DUBAI (Bottom of the Fourth) - It was only a year and a half ago that the Burj Khalifa in Dubai officially opened and became the tallest structure in the world at 828 metres. But its reign was short-lived, as Dubai has already bettered itself.
On Wednesday morning, the ribbon was cut on the new Dubai Stadium of Base Balls, a massive project years in the making. The stadium is enormous: it will seat over 150,000 fans, roughly triple what most MLB stadiums can handle, and significantly more than even NFL stadiums. But what stood out at the ribbon cutting were the foul poles, which stand many times the height of the stadium itself.

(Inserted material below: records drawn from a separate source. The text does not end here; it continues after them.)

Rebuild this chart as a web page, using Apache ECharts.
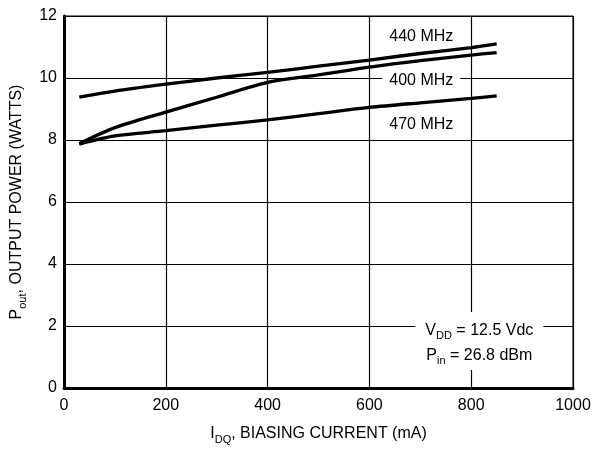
<!DOCTYPE html>
<html>
<head>
<meta charset="utf-8">
<script src="https://cdn.jsdelivr.net/npm/echarts@6/dist/echarts.min.js"></script>
<style>
  html, body { margin: 0; padding: 0; background: #fff; }
  #chart { width: 595px; height: 450px; }
</style>
</head>
<body>
<div id="chart"></div>
<script>
// Biasing current (mA) at which each curve is sampled
const biasCurrent = [30, 100, 200, 300, 400, 500, 600, 700, 800, 850];

// Output power (W) per frequency
const pout440 = [9.38, 9.58, 9.80, 10.00, 10.18, 10.38, 10.58, 10.79, 10.98, 11.10];
const pout400 = [7.88, 8.40, 8.90, 9.38, 9.86, 10.10, 10.35, 10.56, 10.74, 10.82];
const pout470 = [7.87, 8.13, 8.30, 8.48, 8.65, 8.85, 9.05, 9.20, 9.34, 9.42];

// Curve captions, placed in data units
const curveNames = ['440 MHz', '400 MHz', '470 MHz'];
const captionAt = [[702, 11.32], [702, 9.92], [702, 8.50]];

// Test conditions note
const conditionAt = [816, 1.52];

// Axis ranges
const xRange = [0, 1000, 200];
const yRange = [0, 12, 2];

const FONT = '"Liberation Sans", Arial, Helvetica, sans-serif';

const rich = {
  t: { fontFamily: FONT, fontSize: 16, color: '#000', verticalAlign: 'bottom', padding: [0, 0, 3, 0] },
  s: { fontFamily: FONT, fontSize: 11, color: '#000', verticalAlign: 'bottom' }
};

function pairs(ys) {
  return biasCurrent.map((x, i) => [x, ys[i]]);
}

function curve(name, ys, idx) {
  return {
    name: name,
    type: 'line',
    data: pairs(ys),
    smooth: 0.3,
    symbol: 'none',
    lineStyle: { color: '#000', width: 3.3 },
    z: 3,
    markPoint: {
      symbol: 'circle',
      symbolSize: 0,
      silent: true,
      data: [{ coord: captionAt[idx] }],
      label: {
        show: true,
        position: 'inside',
        formatter: name,
        fontFamily: FONT,
        fontSize: 16,
        color: '#000',
        backgroundColor: '#fff',
        padding: [2, 7]
      }
    }
  };
}

const chart = echarts.init(document.getElementById('chart'), null, { renderer: 'canvas' });

chart.setOption({
  backgroundColor: '#fff',
  animation: false,
  grid: {
    left: 64, right: 22, top: 16, bottom: 62,
    show: true, borderColor: '#000', borderWidth: 1
  },
  xAxis: {
    type: 'value',
    min: xRange[0], max: xRange[1], interval: xRange[2],
    name: '{t|I}{s|DQ}{t|, BIASING CURRENT (mA)}',
    nameLocation: 'middle',
    nameGap: 38,
    nameTextStyle: { rich: rich },
    axisLine: { show: true, lineStyle: { color: '#000', width: 3 } },
    axisTick: { show: false },
    axisLabel: { fontFamily: FONT, fontSize: 16, color: '#000', margin: 10, formatter: v => String(v) },
    splitLine: { show: true, lineStyle: { color: '#000', width: 1.2 } }
  },
  yAxis: {
    type: 'value',
    min: yRange[0], max: yRange[1], interval: yRange[2],
    name: '{t|P}{s|out}{t|, OUTPUT POWER (WATTS)}',
    nameLocation: 'middle',
    nameGap: 36,
    nameTextStyle: { rich: rich },
    axisLine: { show: true, lineStyle: { color: '#000', width: 3 } },
    axisTick: { show: false },
    axisLabel: { fontFamily: FONT, fontSize: 16, color: '#000', margin: 7, formatter: v => String(v) },
    splitLine: { show: true, lineStyle: { color: '#000', width: 1.2 } }
  },
  series: [
    curve(curveNames[0], pout440, 0),
    curve(curveNames[1], pout400, 1),
    curve(curveNames[2], pout470, 2),
    {
      name: 'conditions',
      type: 'scatter',
      data: [],
      markPoint: {
        symbol: 'circle',
        symbolSize: 0,
        silent: true,
        data: [{ coord: conditionAt }],
        label: {
          show: true,
          position: 'inside',
          formatter: '{t|V}{s|DD}{t| = 12.5 Vdc}\n{t|P}{s|in}{t| = 26.8 dBm}',
          backgroundColor: '#fff',
          padding: [5, 10, 3, 10],
          lineHeight: 25,
          rich: {
            t: { fontFamily: FONT, fontSize: 16, color: '#000', verticalAlign: 'bottom', padding: [0, 0, 3, 0], lineHeight: 25 },
            s: { fontFamily: FONT, fontSize: 11, color: '#000', verticalAlign: 'bottom', lineHeight: 25 }
          }
        }
      }
    }
  ]
});
</script>
</body>
</html>
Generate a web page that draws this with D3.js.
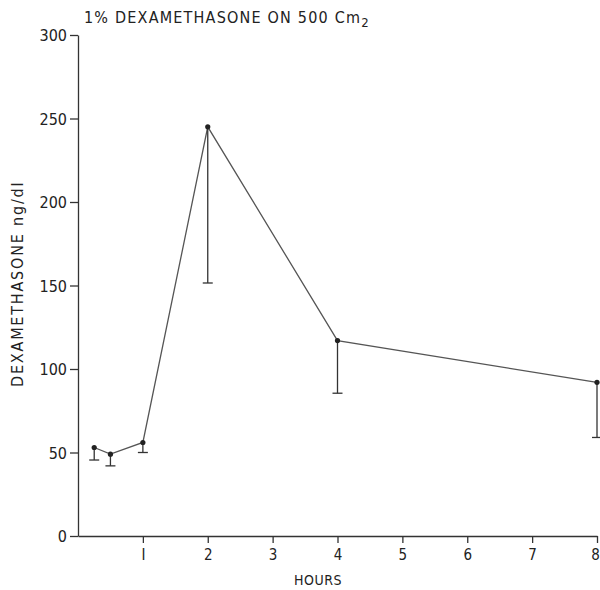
<!DOCTYPE html>
<html>
<head>
<meta charset="utf-8">
<script src="https://cdn.jsdelivr.net/npm/d3@7"></script>
<style>
  body { margin: 0; background: #fff; }
  svg text { font-family: "DejaVu Sans Condensed", "DejaVu Sans", sans-serif; fill: #222; }
</style>
</head>
<body>
<div id="chart"></div>
<script>
// values
const hours = [0.25, 0.5, 1, 2, 4, 8];
const conc = [53, 49, 56, 245, 117, 92];
const lowerErr = [45.5, 42, 50, 151.5, 85.5, 59];
const xTicks = [1, 2, 3, 4, 5, 6, 7, 8];
const yTicks = [0, 50, 100, 150, 200, 250, 300];

const width = 600, height = 590;
const x = d3.scaleLinear().domain([0, 8]).range([78, 597]);
const y = d3.scaleLinear().domain([0, 300]).range([536, 35]);

const svg = d3.select("#chart").append("svg")
    .attr("width", width)
    .attr("height", height);

const ink = "#333";

// y axis
const yAxis = svg.append("g")
    .attr("transform", `translate(${x(0)},0)`)
    .call(d3.axisLeft(y).tickValues(yTicks).tickSize(8).tickPadding(3).tickSizeOuter(0));
yAxis.select(".domain").attr("stroke", ink).attr("stroke-width", 1.3);
yAxis.selectAll(".tick line").attr("stroke", ink).attr("stroke-width", 1.3);
yAxis.selectAll(".tick text").attr("font-size", 16).attr("fill", "#222").attr("dy", "0.35em");

// x axis
const xAxis = svg.append("g")
    .attr("transform", `translate(0,${y(0)})`)
    .call(d3.axisBottom(x).tickValues(xTicks).tickSize(7).tickPadding(6).tickSizeOuter(0));
xAxis.select(".domain").attr("stroke", ink).attr("stroke-width", 1.3);
xAxis.selectAll(".tick line").attr("stroke", ink).attr("stroke-width", 1.3);
xAxis.selectAll(".tick text").attr("font-size", 15).attr("fill", "#222")
    .attr("dx", d => d === 8 ? -2 : 0)
    .text(d => d === 1 ? "I" : d);

// line
const pts = hours.map((h, i) => ({ h, v: conc[i], lo: lowerErr[i] }));
svg.append("path")
    .datum(pts)
    .attr("fill", "none")
    .attr("stroke", "#555")
    .attr("stroke-width", 1.3)
    .attr("d", d3.line().x(d => x(d.h)).y(d => y(d.v)));

// error bars (lower only)
const eb = svg.append("g").attr("stroke", ink).attr("stroke-width", 1.3);
eb.selectAll("line.v").data(pts).join("line")
    .attr("x1", d => x(d.h)).attr("x2", d => x(d.h))
    .attr("y1", d => y(d.v)).attr("y2", d => y(d.lo));
eb.selectAll("line.c").data(pts).join("line")
    .attr("x1", d => x(d.h) - 5).attr("x2", d => x(d.h) + 5)
    .attr("y1", d => y(d.lo)).attr("y2", d => y(d.lo));

svg.append("g").selectAll("circle").data(pts).join("circle")
    .attr("cx", d => x(d.h)).attr("cy", d => y(d.v))
    .attr("r", 2.6).attr("fill", "#222");

// title
const title = svg.append("text")
    .attr("x", 84).attr("y", 23)
    .attr("font-size", 16)
    .attr("letter-spacing", "1.2px");
title.append("tspan").text("1% DEXAMETHASONE ON 500 Cm");
title.append("tspan").attr("font-size", 13).attr("dy", 4).text("2");

// axis labels
svg.append("text")
    .attr("x", x(3.7)).attr("y", 585)
    .attr("text-anchor", "middle")
    .attr("font-size", 14)
    .attr("letter-spacing", "0.5px")
    .text("HOURS");

svg.append("text")
    .attr("transform", `translate(23,${y(151)}) rotate(-90)`)
    .attr("text-anchor", "middle")
    .attr("font-size", 16)
    .attr("letter-spacing", "1.8px")
    .text("DEXAMETHASONE  ng/dl");
</script>
</body>
</html>
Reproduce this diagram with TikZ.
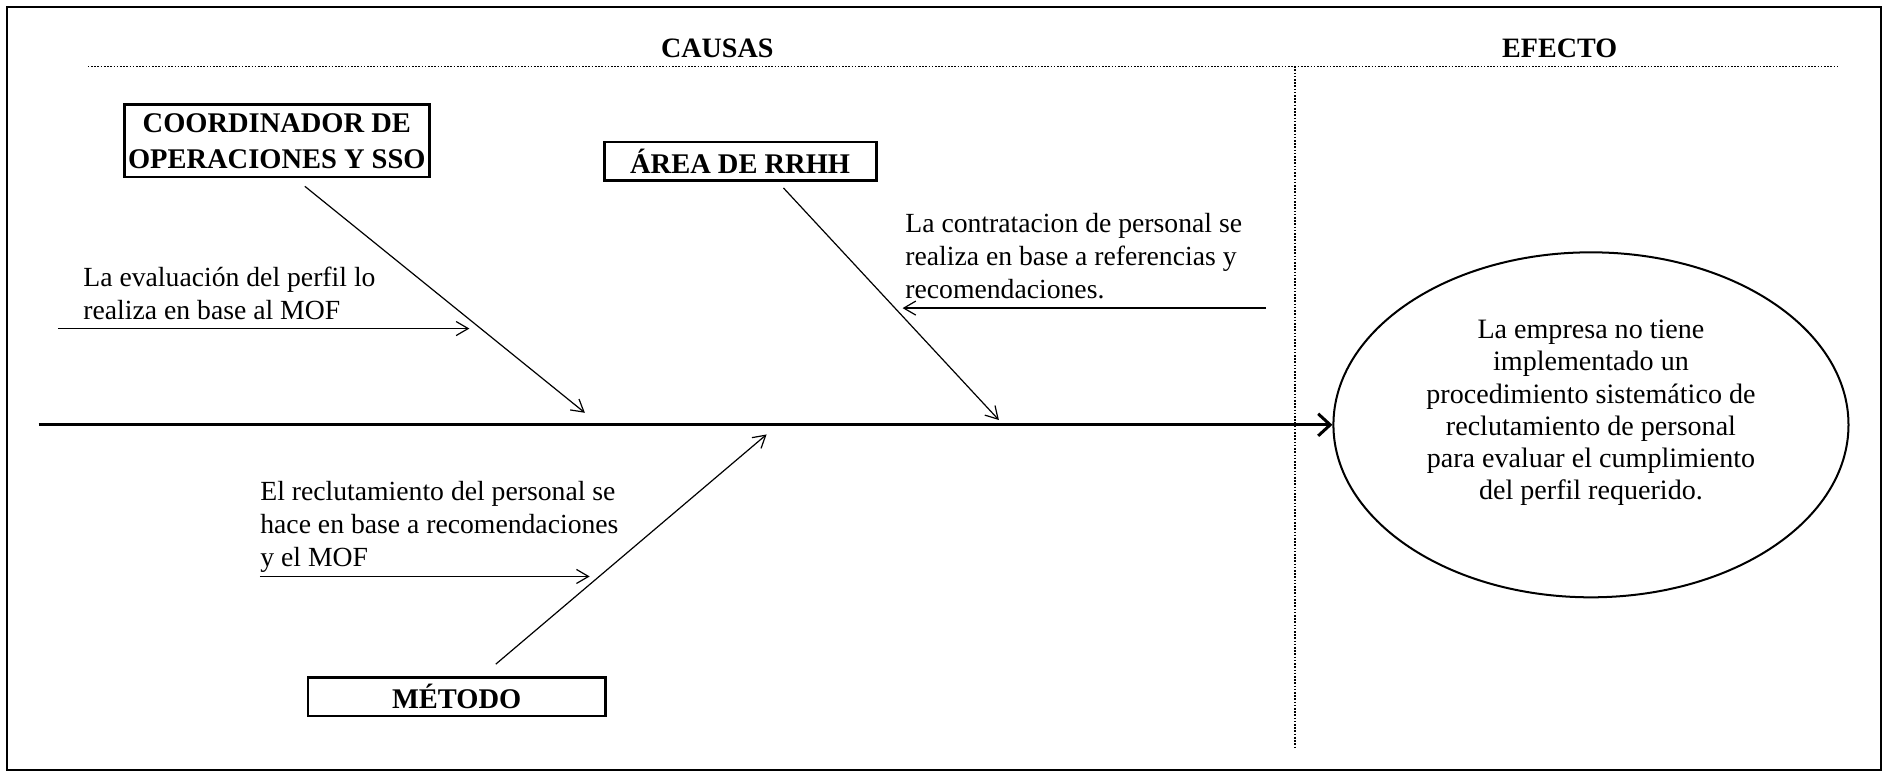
\documentclass[tikz,border=0pt]{standalone}
\usepackage{fontspec}
\setmainfont{Liberation Serif}
\usetikzlibrary{arrows.meta,positioning}
\usetikzlibrary{shapes.geometric}
\tikzstyle{cb}=[draw, line width=1.4pt, align=center, inner sep=0pt, font=\fontsize{14.2}{18}\selectfont\bfseries]
\tikzstyle{ct}=[align=left, inner sep=0pt, font=\fontsize{13.8}{16.5}\selectfont]
\tikzstyle{hd}=[font=\fontsize{14}{16}\selectfont\bfseries]
\tikzstyle{sep}=[line width=0.6pt, dash pattern=on 0.8pt off 0.8pt]

\begin{document}
\begin{tikzpicture}[x=0.6pt, y=-0.6pt, >={Straight Barb[length=6pt,width=7pt]}]
\useasboundingbox (0,0) rectangle (1568,645);
\draw[line width=1pt] (6,6) rectangle (1563,640);
\node[hd] (causas) at (596,40) {CAUSAS};
\node[hd] (efecto) at (1296,40) {EFECTO};
\draw[sep] (73,55) -- (1527,55);
\draw[sep] (1076,55) -- (1076,622);
\node[cb, minimum width=152pt, minimum height=36pt] (coord) at (230,117) {COORDINADOR DE\\OPERACIONES Y SSO};
\node[cb, minimum width=135.6pt, minimum height=19.2pt] (rrhh) at (615,134) {ÁREA DE RRHH};
\node[cb, minimum width=148.2pt, minimum height=19.2pt] (metodo) at (379.5,579) {MÉTODO};
\node[draw, ellipse, line width=1pt, minimum width=256.8pt, minimum height=172pt] (efe) at (1322,353) {};
\node[align=center, inner sep=0pt, font=\fontsize{14}{16}\selectfont] (efetxt) at (1322,343) {La empresa no tiene\\implementado un\\procedimiento sistemático de\\reclutamiento de personal\\para evaluar el cumplimiento\\del perfil requerido.};
\coordinate (cola) at (32,353);
\draw[->, line width=1.5pt, >={Straight Barb[length=6pt,width=11pt]}] (cola) -- (efe.west);
\coordinate[below=4pt of coord.south, xshift=14pt] (b1);
\coordinate[below=3pt of rrhh.south, xshift=21.6pt] (b2);
\coordinate[above=6pt of metodo.north, xshift=19.5pt] (b3);
\coordinate (e1) at (486,343);
\coordinate (e2) at (830,349);
\coordinate (e3) at (637,361);
\draw[->, line width=0.6pt] (b1) -- (e1);
\draw[->, line width=0.6pt] (b2) -- (e2);
\draw[->, line width=0.6pt] (b3) -- (e3);
\node[ct, anchor=west] (t1) at (69,244) {La evaluación del perfil lo\\realiza en base al MOF};
\node[ct, anchor=west] (t2) at (752,213) {La contratacion de personal se\\realiza en base a referencias y\\recomendaciones.};
\node[ct, anchor=west] (t3) at (216,438) {El reclutamiento del personal se\\hace en base a recomendaciones\\y el MOF};
\coordinate (s1) at (48,273);
\coordinate (f1) at (390,273);
\coordinate (s2) at (1052,256);
\coordinate (f2) at (750,256);
\coordinate (s3) at (216,479);
\coordinate (f3) at (490,479);
\draw[->, line width=0.6pt] (s1) -- (f1);
\draw[->, line width=0.6pt] (s2) -- (f2);
\draw[->, line width=0.6pt] (s3) -- (f3);
\end{tikzpicture}
\end{document}
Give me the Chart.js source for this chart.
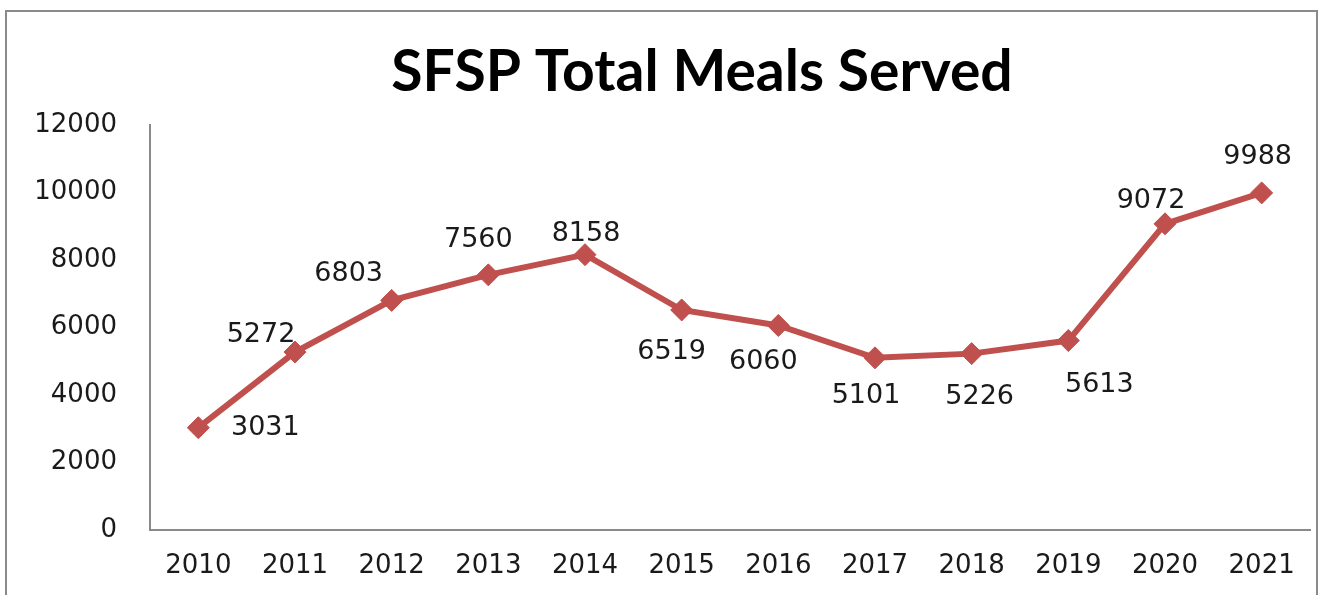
<!DOCTYPE html>
<html>
<head>
<meta charset="utf-8">
<title>SFSP Total Meals Served</title>
<script src="https://cdn.jsdelivr.net/npm/chart.js@4"></script>
<style>
  html, body { margin: 0; padding: 0; background: #fff; overflow: hidden; }
  #wrap { position: relative; width: 1322px; height: 595px; }
  #frame {
    position: absolute; left: 5px; top: 10px; width: 1309px; height: 620px;
    border: 2px solid #8a8a8a; pointer-events: none;
  }
  canvas { position: absolute; left: 0; top: 0; }
</style>
</head>
<body>
<div id="wrap">
  <canvas id="myChart" width="1322" height="595"></canvas>
  <div id="frame"></div>
</div>
<script>
// --- Data ---
const years = ['2010', '2011', '2012', '2013', '2014', '2015', '2016', '2017', '2018', '2019', '2020', '2021'];
const mealsServed = [3031, 5272, 6803, 7560, 8158, 6519, 6060, 5101, 5226, 5613, 9072, 9988];
const yTicks = [0, 2000, 4000, 6000, 8000, 10000, 12000];

// --- Label nudges (dx, dy in px from the marker) ---
const labelNudge = [
  [67, 0], [-34, -17], [-43, -26], [-10, -35], [1, -21], [-10, 42],
  [-15, 37], [-9, 38], [8, 43], [31, 44], [-14, -23], [-4, -36]
];

const lineColor = '#C0504D';
const textColor = '#1a1a1a';
const axisColor = '#8a8a8a';
const labelFont = '27px "DejaVu Sans"';

// --- Title drawn by hand so it can sit where the original does ---
const titlePlugin = {
  id: 'titleText',
  afterDraw(chart) {
    const c = chart.ctx;
    c.save();
    c.font = 'bold 57px Lato';
    c.fillStyle = '#000';
    c.textAlign = 'center';
    c.textBaseline = 'alphabetic';
    c.fillText('SFSP Total Meals Served', 702, 91);
    c.restore();
  }
};

// --- Value labels next to each point ---
const valueLabels = {
  id: 'valueLabels',
  afterDatasetsDraw(chart) {
    const c = chart.ctx;
    const meta = chart.getDatasetMeta(0);
    c.save();
    c.font = labelFont;
    c.fillStyle = textColor;
    c.textAlign = 'center';
    c.textBaseline = 'middle';
    meta.data.forEach((pt, i) => {
      const [dx, dy] = labelNudge[i];
      c.fillText(String(mealsServed[i]), pt.x + dx, pt.y + dy);
    });
    c.restore();
  }
};

const ctx = document.getElementById('myChart').getContext('2d');
const mealsChart = new Chart(ctx, {
  type: 'line',
  data: {
    labels: years,
    datasets: [{
      label: 'Total Meals Served',
      data: mealsServed,
      borderColor: lineColor,
      backgroundColor: lineColor,
      borderWidth: 6,
      pointStyle: 'rectRot',
      pointRadius: 11,
      pointBorderWidth: 1,
      tension: 0
    }]
  },
  options: {
    responsive: false,
    animation: false,
    layout: { padding: { top: 125, right: 4, left: 0, bottom: 0 } },
    plugins: {
      legend: { display: false },
      title: { display: false },
      tooltip: { enabled: false }
    },
    scales: {
      x: {
        offset: true,
        grid: { display: false, drawTicks: false },
        border: { display: true, color: axisColor, width: 2 },
        ticks: { color: textColor, font: { family: 'DejaVu Sans', size: 26 }, padding: 21, maxRotation: 0 },
        afterFit(scale) { scale.height = 65; }
      },
      y: {
        min: 0,
        max: 12000,
        grid: { display: false, drawTicks: false },
        border: { display: true, color: axisColor, width: 2 },
        ticks: {
          color: textColor,
          font: { family: 'DejaVu Sans', size: 26 },
          padding: 33,
          callback: v => String(v)
        },
        afterBuildTicks(scale) { scale.ticks = yTicks.map(v => ({ value: v })); },
        afterFit(scale) { scale.width = 150; }
      }
    }
  },
  plugins: [valueLabels, titlePlugin]
});
</script>
</body>
</html>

The poles are 905 metres tall, with the left-field pole about 8 mm taller (a grievous error that resulted in the imprisonment of several labourers), according to stadium architect Farank al-Lloyd Wright. But while this may seem to be an act of pure indulgence, Wright says there is practicality behind the poles' extreme height. "The height of the poles is a safeguard in case José Bautista ever plays in our stadium," said Wright, "how will we be able to judge his home runs if he keeps hitting them over the foul poles?"
(Bautista famously hit the first ball to ever leave the Rogers Centre, the Toronto stadium that is, coincidentally, right next to the former tallest building in the world, the CN Tower. It is believed that Bautista's foul ball actually entered the CN Tower through the glass floor on the observation deck.)
In addition to breaking records for height and seating capacity, the Dubai Stadium of Base Balls has many other record-breaking directives in the pipeline. Namely, it plans to host the world's longest baseball games at 50 innings (though it hasn't specified which teams will play, since Dubai has no baseball teams), record the world's fastest pitch with their custom-built pitching robot, and serve the world's longest stadium hot dogs (2 feet).